In a 50:50 company, no-one has control of the board of directors and therefore no-one has management control of the business. Directors cannot be appointed or removed without unanimous approval. Hence it is 'deadlocked', or to put it more positively, unanimity is the key to continued success.
Some clients regard the risk of deadlock as a positive. It means that the two sides will have to find a way to work with each other. That's the basis on which you have gone into business together and the very limited alternatives to agreement, the main one being an application to court for just and equitable winding up, are too unpalatable for sensible commercial people to contemplate. In one way it's similar to the Cold War theory of Mutually Assured Destruction working - to maintain peace between countries with nuclear weapons.
The bad is that the prospect of deadlock is a negative at the same time. Where views diverge there is an immediate problem that could cause significant harm to family relationships and the family business. As human emotion will inevitably be in play, sensible, commercial solutions can be very hard to achieve as emotional responses can provoke irrational action. Back to the theory of Mutually Assured Destruction, we have less faith in it working with Kim Jong Un than Vladimir Putin. One is rational, the other possibly not (in Western terms at least).
The (imperfect) solution is to agree, ideally in a shareholders agreement, how you will work through a dispute if it arises.

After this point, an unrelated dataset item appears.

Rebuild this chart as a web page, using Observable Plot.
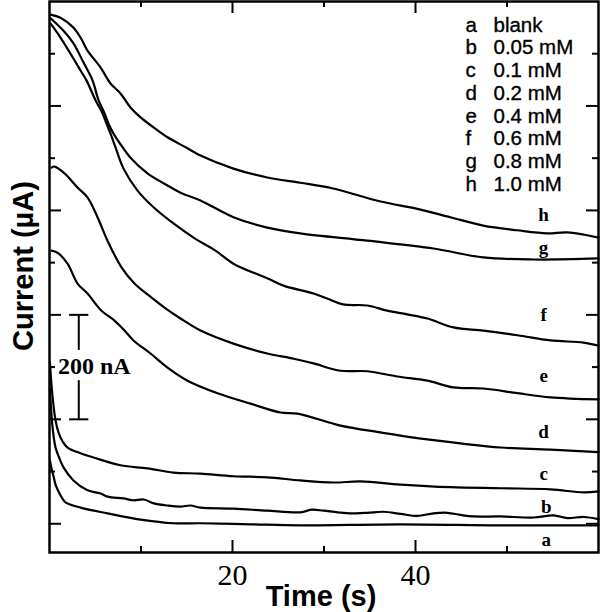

First, you should have a process for trying to agree disputes between you, that provides a framework and a timescale for action. You might consider using a trusted third party to help run the process. This should help diffuse some tension and may be all that is required to get agreement.

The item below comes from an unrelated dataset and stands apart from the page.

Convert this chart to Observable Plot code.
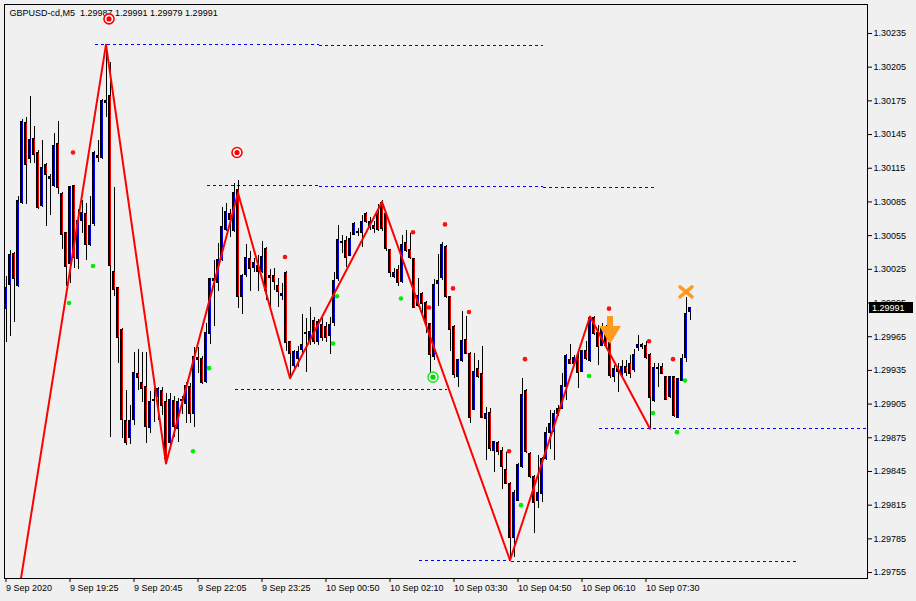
<!DOCTYPE html>
<html><head><meta charset="utf-8">
<script src="https://cdn.jsdelivr.net/npm/d3@7"></script>
<script src="https://cdn.jsdelivr.net/npm/@observablehq/plot@0.6"></script>
<style>html,body{margin:0;padding:0;background:#f0f0f0;} #chart svg{display:block}</style>
</head><body><div id="chart"></div>
<script>
const opens = [1.29990,1.30011,1.30039,1.30010,1.30084,1.30155,1.30123,1.30141,1.30129,1.30081,
1.30118,1.30107,1.30099,1.30137,1.30092,1.30057,1.30030,1.30099,1.30034,1.30068,
1.30074,1.30047,1.30065,1.30126,1.30124,1.30175,1.30179,1.30023,1.30008,1.29971,
1.29890,1.29875,1.29891,1.29932,1.29924,1.29920,1.29884,1.29909,1.29911,1.29917,
1.29907,1.29870,1.29908,1.29883,1.29908,1.29905,1.29920,1.29896,1.29946,1.29945,
1.29925,1.29967,1.30016,1.30013,1.30033,1.30060,1.30074,1.30059,1.30096,1.30000,
1.30020,1.30034,1.30026,1.30028,1.30023,1.30043,1.30019,1.30019,1.30010,1.30001,
1.30022,1.29960,1.29939,1.29945,1.29953,1.29968,1.29961,1.29979,1.29960,1.29975,
1.29974,1.29966,1.29977,1.30016,1.30048,1.30050,1.30037,1.30056,1.30057,1.30057,
1.30074,1.30062,1.30064,1.30074,1.30084,1.30074,1.30042,1.30018,1.30024,1.30014,
1.30048,1.30042,1.30034,1.29992,1.30003,1.29995,1.29976,1.29947,1.30012,1.30017,
1.30045,1.30000,1.29974,1.29929,1.29943,1.29962,1.29950,1.29900,1.29936,1.29932,
1.29892,1.29897,1.29863,1.29870,1.29863,1.29846,1.29834,1.29786,1.29819,1.29849,
1.29917,1.29861,1.29840,1.29819,1.29825,1.29856,1.29879,1.29880,1.29901,1.29901,
1.29920,1.29944,1.29941,1.29946,1.29934,1.29952,1.29943,1.29982,1.29968,1.29957,
1.29970,1.29959,1.29929,1.29936,1.29932,1.29938,1.29941,1.29935,1.29955,1.29958,
1.29957,1.29949,1.29908,1.29937,1.29938,1.29929,1.29911,1.29929,1.29893,1.29926,
1.29946,1.29987];
const highs = [1.30019,1.30042,1.30040,1.30090,1.30158,1.30160,1.30179,1.30152,1.30131,1.30140,
1.30119,1.30109,1.30146,1.30157,1.30093,1.30058,1.30099,1.30100,1.30078,1.30086,
1.30084,1.30090,1.30130,1.30140,1.30176,1.30225,1.30209,1.30098,1.30009,1.29972,
1.29917,1.29904,1.29951,1.29954,1.29951,1.29951,1.29916,1.29919,1.29920,1.29920,
1.29914,1.29914,1.29912,1.29910,1.29912,1.29924,1.29923,1.29955,1.29955,1.29947,
1.29977,1.30017,1.30033,1.30048,1.30080,1.30084,1.30078,1.30101,1.30104,1.30020,
1.30047,1.30041,1.30035,1.30037,1.30050,1.30044,1.30025,1.30026,1.30017,1.30012,
1.30023,1.29961,1.29953,1.29956,1.29985,1.29981,1.29991,1.29982,1.29980,1.29981,
1.29978,1.29982,1.30022,1.30064,1.30055,1.30054,1.30058,1.30067,1.30061,1.30073,
1.30076,1.30071,1.30068,1.30083,1.30086,1.30075,1.30043,1.30026,1.30028,1.30055,
1.30060,1.30057,1.30035,1.30017,1.30004,1.29996,1.29977,1.30016,1.30038,1.30049,
1.30046,1.30001,1.29975,1.29945,1.29987,1.29983,1.29951,1.29950,1.29944,1.29956,
1.29902,1.29901,1.29872,1.29872,1.29866,1.29862,1.29835,1.29828,1.29852,1.29928,
1.29918,1.29862,1.29841,1.29859,1.29857,1.29884,1.29899,1.29899,1.29904,1.29932,
1.29949,1.29958,1.29948,1.29952,1.29953,1.29961,1.29983,1.29983,1.29975,1.29977,
1.29975,1.29961,1.29939,1.29941,1.29944,1.29944,1.29948,1.29954,1.29966,1.29959,
1.29961,1.29950,1.29941,1.29941,1.29941,1.29930,1.29930,1.29930,1.29928,1.29949,
1.30000,1.29991];
const lows = [1.29960,1.29965,1.29978,1.30009,1.30083,1.30083,1.30119,1.30119,1.30078,1.30080,
1.30063,1.30073,1.30098,1.30092,1.30043,1.30010,1.30012,1.30026,1.30025,1.30057,
1.30033,1.30045,1.30063,1.30120,1.30123,1.30160,1.29875,1.30001,1.29941,1.29874,
1.29868,1.29869,1.29886,1.29917,1.29906,1.29870,1.29879,1.29889,1.29890,1.29895,
1.29852,1.29868,1.29875,1.29871,1.29896,1.29888,1.29888,1.29884,1.29932,1.29922,
1.29923,1.29958,1.29974,1.30005,1.30032,1.30059,1.30053,1.30058,1.29990,1.29985,
1.30018,1.30005,1.30022,1.30005,1.30021,1.29997,1.29990,1.30006,1.29991,1.29997,
1.29952,1.29928,1.29934,1.29938,1.29950,1.29933,1.29957,1.29958,1.29957,1.29961,
1.29960,1.29949,1.29974,1.30014,1.30039,1.30027,1.30036,1.30055,1.30054,1.30044,
1.30066,1.30060,1.30057,1.30059,1.30059,1.30041,1.30018,1.30017,1.30010,1.30012,
1.30040,1.30034,1.29990,1.29991,1.29986,1.29968,1.29932,1.29944,1.29992,1.30015,
1.29999,1.29952,1.29928,1.29920,1.29942,1.29949,1.29888,1.29899,1.29928,1.29892,
1.29855,1.29863,1.29844,1.29859,1.29829,1.29833,1.29766,1.29768,1.29818,1.29848,
1.29861,1.29839,1.29790,1.29812,1.29817,1.29855,1.29865,1.29855,1.29894,1.29900,
1.29908,1.29940,1.29940,1.29919,1.29933,1.29944,1.29942,1.29966,1.29939,1.29956,
1.29954,1.29928,1.29924,1.29915,1.29928,1.29930,1.29928,1.29933,1.29952,1.29954,
1.29945,1.29883,1.29906,1.29920,1.29931,1.29908,1.29910,1.29893,1.29892,1.29925,
1.29942,1.29979];
const closes = [1.30008,1.30038,1.30016,1.30086,1.30156,1.30118,1.30140,1.30127,1.30080,1.30115,
1.30109,1.30105,1.30135,1.30097,1.30056,1.30027,1.30098,1.30035,1.30068,1.30075,
1.30047,1.30064,1.30129,1.30124,1.30175,1.30173,1.30028,1.30007,1.29964,1.29891,
1.29870,1.29890,1.29933,1.29928,1.29918,1.29885,1.29907,1.29908,1.29918,1.29903,
1.29856,1.29909,1.29885,1.29907,1.29909,1.29921,1.29896,1.29947,1.29944,1.29924,
1.29968,1.30016,1.30015,1.30033,1.30063,1.30076,1.30069,1.30093,1.30000,1.30019,
1.30035,1.30025,1.30031,1.30023,1.30036,1.30006,1.30017,1.30014,1.30005,1.30003,
1.29959,1.29950,1.29951,1.29951,1.29958,1.29967,1.29969,1.29960,1.29978,1.29964,
1.29964,1.29975,1.30015,1.30051,1.30049,1.30035,1.30052,1.30065,1.30058,1.30067,
1.30067,1.30067,1.30061,1.30060,1.30061,1.30043,1.30022,1.30022,1.30013,1.30047,
1.30041,1.30035,1.29991,1.30001,1.29994,1.29977,1.29949,1.30011,1.30015,1.30047,
1.30000,1.29971,1.29931,1.29944,1.29961,1.29950,1.29893,1.29934,1.29929,1.29893,
1.29896,1.29865,1.29871,1.29862,1.29849,1.29834,1.29786,1.29826,1.29851,1.29913,
1.29862,1.29840,1.29817,1.29826,1.29856,1.29879,1.29887,1.29896,1.29896,1.29921,
1.29948,1.29941,1.29946,1.29933,1.29952,1.29945,1.29982,1.29967,1.29956,1.29973,
1.29957,1.29930,1.29936,1.29934,1.29938,1.29933,1.29932,1.29949,1.29958,1.29956,
1.29946,1.29910,1.29937,1.29936,1.29932,1.29909,1.29929,1.29894,1.29927,1.29945,
1.29985,1.29991];

const timeTicks = [0,16,32,48,64,80,96,112,128,144,160];
const timeLabels = ["9 Sep 2020","9 Sep 19:25","9 Sep 20:45","9 Sep 22:05","9 Sep 23:25",
  "10 Sep 00:50","10 Sep 02:10","10 Sep 03:30","10 Sep 04:50","10 Sep 06:10","10 Sep 07:30"];
const priceTicks = [1.29755,1.29785,1.29815,1.29845,1.29875,1.29905,1.29935,1.29965,1.29995,
  1.30025,1.30055,1.30085,1.30115,1.30145,1.30175,1.30205,1.30235];

const zigIdx = [0,25,40,58,71,94,126,146,161];
const zigPrice = [1.29666,1.30225,1.29852,1.30093,1.29928,1.30085,1.29766,1.29983,1.29883];

const redDotIdx = [17,70,102,106,110,112,116,126,130,151,161,167];
const redDotPrice = [1.30129,1.30036,1.30058,1.29991,1.30065,1.30008,1.29987,1.29863,1.29945,1.29990,1.29961,1.29945];
const greenDotIdx = [16,22,47,51,82,83,99,129,146,162,168,170];
const greenDotPrice = [1.29995,1.30028,1.29863,1.29937,1.29959,1.30001,1.29999,1.29815,1.29930,1.29897,1.29880,1.29926];

const targetIdx = [26,58];
const targetPrice = [1.30248,1.30129];
const greenTargetIdx = [107];
const greenTargetPrice = [1.29929];
const arrowIdx = [151];
const arrowPrice = [1.29970];
const crossIdx = [170];
const crossPrice = [1.30005];

const levelStart = [22,78,50,78,134,57,148,103,126];
const levelEnd = [78,134,78,134,162,110,215,126,198];
const levelPrice = [1.30225,1.30224,1.30100,1.30099,1.30098,1.29918,1.29883,1.29766,1.29765];

const title = "GBPUSD-cd,M5\u00a0 1.29987 1.29991 1.29979 1.29991";
const lastPrice = 1.29991;

const bars = opens.map((o, i) => ({i, open: o, high: highs[i], low: lows[i], close: closes[i],
  top: Math.max(o, closes[i]), bot: Math.min(o, closes[i])}));
const zig = zigIdx.map((x, k) => ({x, y: zigPrice[k]}));
const redDots = redDotIdx.map((x, k) => ({x, y: redDotPrice[k]}));
const greenDots = greenDotIdx.map((x, k) => ({x, y: greenDotPrice[k]}));
const targets = targetIdx.map((x, k) => ({x, y: targetPrice[k]}));
const gTargets = greenTargetIdx.map((x, k) => ({x, y: greenTargetPrice[k]}));
const arrows = arrowIdx.map((x, k) => ({x, y: arrowPrice[k]}));
const crosses = crossIdx.map((x, k) => ({x, y: crossPrice[k]}));
const levels = levelStart.map((s, k) => ({s, e: levelEnd[k], p: levelPrice[k]}));

const arrowSymbol = {draw(ctx) {
  ctx.moveTo(-3,-15); ctx.lineTo(3,-15); ctx.lineTo(3,-5); ctx.lineTo(11,-5);
  ctx.lineTo(0,13); ctx.lineTo(-11,-5); ctx.lineTo(-3,-5); ctx.closePath();
}};
const crossSymbol = {draw(ctx) {
  ctx.moveTo(-6,-5); ctx.lineTo(6,5); ctx.moveTo(-6,5); ctx.lineTo(6,-5);
}};

const orange = "#ff9a1e";
const font = "'Liberation Sans', Arial, sans-serif";

const chart = Plot.plot({
  width: 916, height: 601,
  marginLeft: 4, marginRight: 49, marginTop: 4, marginBottom: 23,
  style: {background: "#f0f0f0", fontFamily: font, fontSize: "9px", color: "black", overflow: "visible"},
  x: {domain: [-0.375, 215.375]},
  y: {domain: [1.297497, 1.302608]},
  marks: [
    Plot.text([title], {frameAnchor: "top-left", text: d => d, dx: 5, dy: 9, textAnchor: "start", lineAnchor: "middle", fill: "black", fontSize: 9}),
    Plot.link(levels, {x1: "s", x2: "e", y1: "p", y2: "p", stroke: "#0000ff", strokeWidth: 1, strokeDasharray: "3,3", dx: 0.5, shapeRendering: "crispEdges", clip: true}),
    Plot.ruleX(bars, {x: "i", y1: "low", y2: "high", stroke: "black", strokeWidth: 1, shapeRendering: "crispEdges"}),
    Plot.rect(bars, {x1: d => d.i - 0.375, x2: d => d.i + 0.375, y1: "top", y2: "bot", fill: "black",
      insetTop: -0.5, insetBottom: -0.5, shapeRendering: "crispEdges"}),
    Plot.ruleX(bars, {x: "i", y1: "top", y2: "bot", stroke: d => d.close >= d.open ? "#0000ff" : "#ff0000",
      strokeWidth: 1, insetTop: 0.5, insetBottom: 0.5, shapeRendering: "crispEdges"}),
    Plot.line(zig, {x: "x", y: "y", stroke: "#ff0000", strokeWidth: 2, clip: true}),
    Plot.dot(redDots, {x: "x", y: "y", r: 2.3, fill: "#ff1010", dx: -1}),
    Plot.dot(greenDots, {x: "x", y: "y", r: 2.3, fill: "#00ee00", dx: -1}),
    Plot.dot(targets, {x: "x", y: "y", r: 5, fill: "white", stroke: "#ff0000", strokeWidth: 1.6, dx: -1}),
    Plot.dot(targets, {x: "x", y: "y", r: 2.6, fill: "#ff0000", dx: -1}),
    Plot.dot(gTargets, {x: "x", y: "y", r: 5, fill: "white", stroke: "#22ee22", strokeWidth: 1.6, dx: -1}),
    Plot.dot(gTargets, {x: "x", y: "y", r: 2.6, fill: "#11cc11", dx: -1}),
    Plot.dot(arrows, {x: "x", y: "y", symbol: arrowSymbol, r: 5, fill: orange, stroke: "none"}),
    Plot.dot(crosses, {x: "x", y: "y", symbol: crossSymbol, r: 5, fill: "none", stroke: orange, strokeWidth: 3.5, strokeLinecap: "round"}),
    Plot.frame({stroke: "black", strokeWidth: 1, shapeRendering: "crispEdges"}),
    Plot.axisY(priceTicks, {anchor: "right", tickSize: 4, tickPadding: 2, tickFormat: d => d.toFixed(5), label: null, fontSize: 9, stroke: "black"}),
    Plot.axisX(timeTicks, {anchor: "bottom", tickSize: 4, tickPadding: 2, tickFormat: d => timeLabels[timeTicks.indexOf(d)], textAnchor: "start", label: null, fontSize: 9, stroke: "black"})
  ]
});

document.getElementById("chart").appendChild(chart);

// current price tag on the price axis
const ys = chart.scale("y");
const yy = Math.round(ys.apply(lastPrice));
const svg = d3.select(chart);
const right = 916 - 49;
svg.append("rect").attr("x", right + 2).attr("y", yy - 5).attr("width", 44).attr("height", 11).attr("fill", "black");
svg.append("text").attr("x", right + 5).attr("y", yy + 3.5).attr("fill", "white").attr("text-anchor", "start")
  .attr("font-family", font).attr("font-size", 9).text(lastPrice.toFixed(5));
</script>
</body></html>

Beyond that, where the deadlock really cannot be resolved, many shareholder agreements may resort to the option of one party buying the other out. There are many variations on the theme - one is the 'Mexican Shoot-Out', where each party fires their best price at the other and the highest wins.
The problem is that this may not provide a solution where neither party can afford to buy the other out. Also, buyout options tend to favour the side with the deepest pocket or the best access to external funds.
There are no easy solutions to draft into shareholder agreements. The successful resolution of these disputes will involve honesty, compromise and good faith - the qualities that attracted you to set up or work in the family business in the first place.